Turan Ababey'in henüz soruşturmanın başında gazetede örgüt adına yapılan algı faaliyetleri hakkında samimi şekilde detaylıca bilgi verdiğine dikkati çekilen iddianamede, sanığın örgüt üyesi olduğuna dair yeterli delil olmamakla birlikte finans yönüyle gazeteyi desteklemesinin, "örgüte yardım" olarak değerlendirildiği ve ifadesine göre etkin pişmanlık hükümlerinden yararlanması gerektiği kanaatine varıldığı vurgulandı.
İddianamede "Sanık Erciş'in samimi ifadesi ve bu beyanlarına göre, diğer eylemleriyle yoğun şekilde örgüt adına faaliyette bulunmasına rağmen örgüt üyesi olmadığı anlaşılmıştır.

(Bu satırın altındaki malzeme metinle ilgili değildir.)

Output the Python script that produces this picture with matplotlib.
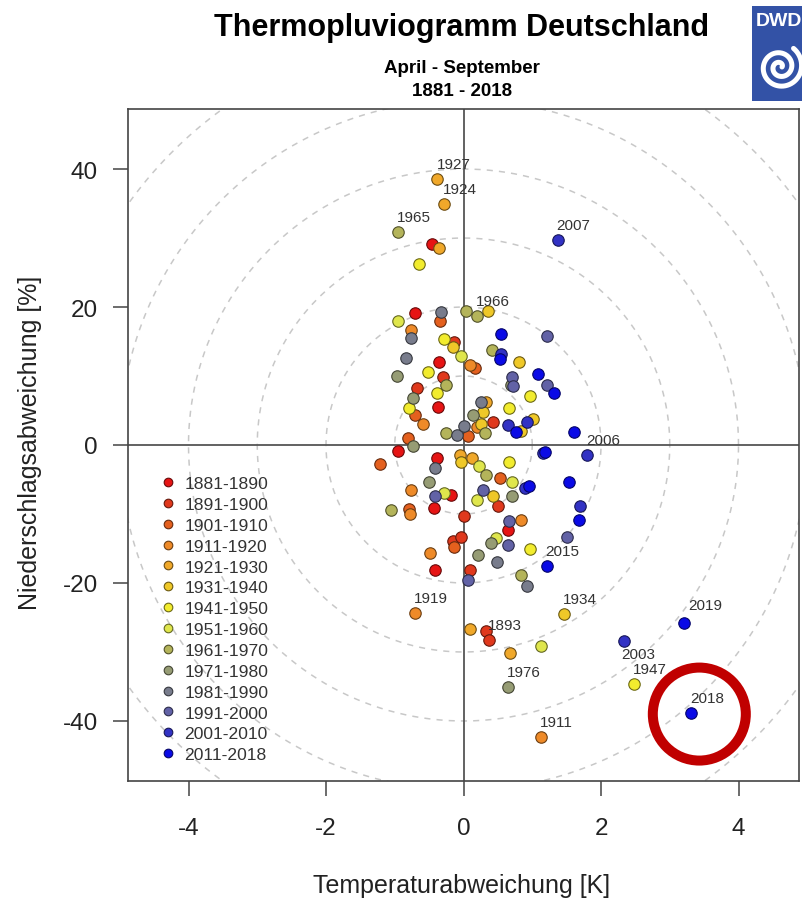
import numpy as np
import matplotlib
matplotlib.use("Agg")
import matplotlib.pyplot as plt
from matplotlib.lines import Line2D
from matplotlib.patches import Ellipse
import matplotlib.colors as mcolors

plt.rcParams['font.family'] = ['Liberation Sans', 'DejaVu Sans']

# ---------------- data ----------------
decade_labels = ["1881-1890", "1891-1900", "1901-1910", "1911-1920", "1921-1930",
                 "1931-1940", "1941-1950", "1951-1960", "1961-1970", "1971-1980",
                 "1981-1990", "1991-2000", "2001-2010", "2011-2018"]
decade_colors = ["#e61414", "#e0381c", "#e4601e", "#ee8a28", "#f0a82a",
                 "#efc828", "#f2ec2e", "#dfe64c", "#b4b45a", "#969c74",
                 "#787c8c", "#6262a6", "#3232c4", "#0a0ae6"]

# temperature anomaly [K] / precipitation anomaly [%] of the unlabelled years
t_1881 = [-0.46, -0.70, -0.35, -0.37, -0.95, -0.38, -0.18, -0.43, 0.65, -0.41]
p_1881 = [29.2, 19.1, 12.0, 5.5, -0.9, -1.9, -7.3, -9.1, -12.3, -18.1]
t_1891 = [-0.14, -0.30, -0.67, 0.43, 0.50, 0.01, -0.16, -0.04, 0.10, 0.32]
p_1891 = [14.9, 9.8, 8.3, 3.4, -8.9, -10.3, -13.9, -13.4, -18.1, -27.0]
t_1901 = [-0.34, 0.16, -0.71, -0.81, -1.22, 0.06, 0.53, -0.80, -0.14]
p_1901 = [18.0, 11.2, 4.4, 1.0, -2.75, 1.35, -4.8, -9.3, -14.8]
t_1911 = [-0.76, 0.09, -0.59, 0.19, -0.76, -0.78, 0.83, -0.49]
p_1911 = [16.6, 11.6, 3.0, 2.6, -6.5, -10.0, -10.8, -15.6]
t_1921 = [-0.35, 0.33, 0.13, -0.05, 0.10, 0.67]
p_1921 = [28.5, 6.2, -1.9, -1.5, -26.6, -30.2]
t_1931 = [0.35, -0.15, 0.80, 0.25, 0.29, 0.84, 1.01, -0.03, 0.43]
p_1931 = [19.4, 14.2, 12.0, 3.0, 4.8, 2.0, 3.7, -2.5, -7.4]
t_1941 = [-0.65, -0.28, -0.52, -0.39, -0.80, 0.66, 0.96, 0.66, 0.97]
p_1941 = [26.2, 15.3, 10.6, 7.5, 5.4, 5.3, 7.1, -2.5, -15.1]
t_1951 = [-0.96, -0.03, 0.70, -0.28, 0.19, 0.47, 1.12, 0.22]
p_1951 = [18.0, 12.9, -5.3, -6.9, -7.9, -13.5, -29.1, -3.0]
t_1961 = [0.04, 0.41, -0.26, -0.25, 0.31, 0.33, -1.06, 0.83]
p_1961 = [19.4, 13.7, 8.7, 1.7, 1.7, -4.3, -9.4, -18.9]
t_1971 = [-0.97, -0.74, -0.73, 0.69, -0.50, 0.71, 0.21, 0.14, 0.40]
p_1971 = [10.0, 6.8, -0.2, 8.7, -5.3, -7.4, -16.0, 4.3, -14.2]
t_1981 = [-0.33, -0.76, -0.84, -0.10, 0.00, 0.25, -0.42, 0.48, 0.93]
p_1981 = [19.3, 15.5, 12.6, 1.45, 2.8, 6.2, -3.4, -16.9, -20.4]
t_1991 = [1.22, 0.71, 0.72, 1.22, -0.41, 0.28, 0.66, 0.64, 1.51, 0.06]
p_1991 = [15.8, 9.8, 8.6, 8.7, -7.4, -6.5, -11.0, -14.5, -13.4, -19.6]
t_2001 = [0.54, 0.65, 0.93, 1.16, 0.89, 1.70]
p_2001 = [13.2, 2.9, 3.4, -1.2, -6.3, -8.9]
t_2011 = [0.55, 0.53, 0.77, 1.08, 1.32, 1.60, 1.19, 0.95, 1.54, 1.68]
p_2011 = [16.1, 12.5, 1.9, 10.3, 7.5, 1.9, -1.0, -5.9, -5.3, -10.9]

decade_t = [t_1881, t_1891, t_1901, t_1911, t_1921, t_1931, t_1941,
            t_1951, t_1961, t_1971, t_1981, t_1991, t_2001, t_2011]
decade_p = [p_1881, p_1891, p_1901, p_1911, p_1921, p_1931, p_1941,
            p_1951, p_1961, p_1971, p_1981, p_1991, p_2001, p_2011]

# labelled years
label_years = [1893, 1911, 1919, 1924, 1927, 1934, 1947, 1965, 1966, 1976,
               2003, 2006, 2007, 2015, 2018, 2019]
label_t = [0.37, 1.12, -0.71, -0.28, -0.38, 1.46, 2.48, -0.95, 0.19, 0.64,
           2.33, 1.80, 1.37, 1.21, 3.31, 3.20]
label_p = [-28.2, -42.3, -24.3, 34.9, 38.6, -24.5, -34.6, 30.9, 18.7, -35.1,
           -28.4, -1.45, 29.7, -17.6, -38.8, -25.8]

x_ticks = [-4, -2, 0, 2, 4]
y_ticks = [-40, -20, 0, 20, 40]
circle_radii_k = [1, 2, 3, 4, 5, 6, 7]   # 1 K corresponds to 10 %
highlight_t, highlight_p = 3.43, -39.0     # red ring around 2018

# ---------------- figure ----------------
W, H = 802, 904
fig = plt.figure(figsize=(W / 100, H / 100), dpi=100)
ax = fig.add_axes([128 / W, (H - 782) / H, (799 - 128) / W, (782 - 110) / H])
ax.set_xlim(-4.88, 4.88)
ax.set_ylim(-48.7, 48.7)

# dashed circles
th = np.linspace(0, 2 * np.pi, 600)
for r in circle_radii_k:
    ax.plot(r * np.cos(th), 10 * r * np.sin(th), ls=(0, (4, 4)), color="#c8c8c8",
            lw=1.1, zorder=1)

ax.axhline(0, color="#555555", lw=1.3, zorder=2)
ax.axvline(0, color="#555555", lw=1.3, zorder=2)


def darker(c, f=0.45):
    r, g, b = mcolors.to_rgb(c)
    return (r * f, g * f, b * f)


def decade_of(year):
    return min((year - 1881) // 10, 13)


handles = []
for i, lab in enumerate(decade_labels):
    xs = list(decade_t[i])
    ys = list(decade_p[i])
    for yr, lt, lp in zip(label_years, label_t, label_p):
        if decade_of(yr) == i:
            xs.append(lt)
            ys.append(lp)
    ax.scatter(xs, ys, s=68, c=decade_colors[i], edgecolors=[darker(decade_colors[i])],
               linewidths=0.8, zorder=3 + i * 0.01)
    handles.append(Line2D([], [], marker='o', ls='', markersize=6.2,
                          mfc=decade_colors[i], mec=darker(decade_colors[i]), mew=0.8,
                          label=lab))

# year labels
label_offsets = {2003: (-2, -20), 2019: (5, 11)}
for yr, lt, lp in zip(label_years, label_t, label_p):
    dx, dy = label_offsets.get(yr, (-1, 8))
    ax.annotate(str(yr), (lt, lp), xytext=(dx * 0.72, dy * 0.72), textcoords="offset points",
                ha="left", va="bottom", fontsize=11, color="#333333", zorder=6)

# highlight ring
ax.add_patch(Ellipse((highlight_t, highlight_p), width=2 * 46.5 / 68.75,
                     height=2 * 46.5 / 6.9, fill=False, ec="#c00000", lw=7.2, zorder=7))

leg = ax.legend(handles=handles, loc="upper left", bbox_to_anchor=(0.046, 0.454),
                frameon=False, fontsize=12.6, labelspacing=0.32, handlelength=1.0,
                handletextpad=0.45, borderpad=0, borderaxespad=0)
for t in leg.get_texts():
    t.set_color("#333333")

ax.set_xticks(x_ticks)
ax.set_yticks(y_ticks)
ax.set_xticklabels([str(v) for v in x_ticks])
ax.set_yticklabels([str(v) for v in y_ticks])
ax.tick_params(axis="both", direction="out", length=10.8, width=1.1, color="#444444",
               labelsize=17.5, labelcolor="#222222")
ax.tick_params(axis="x", pad=15)
ax.tick_params(axis="y", pad=11)
for sp in ax.spines.values():
    sp.set_color("#444444")
    sp.set_linewidth(1.2)

# axis titles
fig.text(462 / W, 1 - 886 / H, "Temperaturabweichung [K]", ha="center", va="center",
         fontsize=18, color="#222222")
fig.text(30 / W, 1 - 443 / H, "Niederschlagsabweichung [%]", ha="center", va="center",
         rotation=90, fontsize=18, color="#222222")

# titles
fig.text(462 / W, 1 - 36 / H, "Thermopluviogramm Deutschland", ha="center", va="baseline",
         fontsize=22, fontweight="bold", color="#000000")
fig.text(462 / W, 1 - 73 / H, "April - September", ha="center", va="baseline",
         fontsize=13.5, fontweight="bold", color="#000000")
fig.text(462 / W, 1 - 96 / H, "1881 - 2018", ha="center", va="baseline",
         fontsize=13.5, fontweight="bold", color="#000000")

# DWD logo
lax = fig.add_axes([752 / W, (H - 102) / H, 60 / W, 95 / H])
lax.set_xlim(0, 60)
lax.set_ylim(95, 0)
lax.set_facecolor("#3352a6")
lax.set_xticks([])
lax.set_yticks([])
for sp in lax.spines.values():
    sp.set_visible(False)
lax.text(4, 14, "DWD", color="white", fontsize=14, fontweight="bold", ha="left", va="center")
ts = np.linspace(0.0, 4.3 * np.pi, 400)
rs = 2.0 + 21.0 * ts / (4.3 * np.pi)
lax.plot(28 + rs * np.cos(ts), 61 - rs * np.sin(ts), color="white", lw=3.6,
         solid_capstyle="round")

fig.savefig("out.png", dpi=100)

Emre Erciş'in de etkin pişmanlık hükümlerinden yararlandırılması gerekir." değerlendirmesinde bulunuldu.
Karşı gazetesinin genel koordinatörü olan sanıklardan Kutlu Esendemir'in örgütle iltisakına dair veri elde edilememesine rağmen gazetedeki pozisyonu ve faaliyetleri dikkate alınarak, "örgüte yardım" suçunu işlediği kanaatine varıldığı kaydedilen iddianamede, sanıklardan Mehmet Aydoğmuş'un da 23 Aralık 2015'te, Kumluca 1. Asliye Hukuk Mahkemesi kararıyla "Muhammet Fethullah" olan isimini "Mehmet" olarak değiştirdiği bilgisine yer verildi.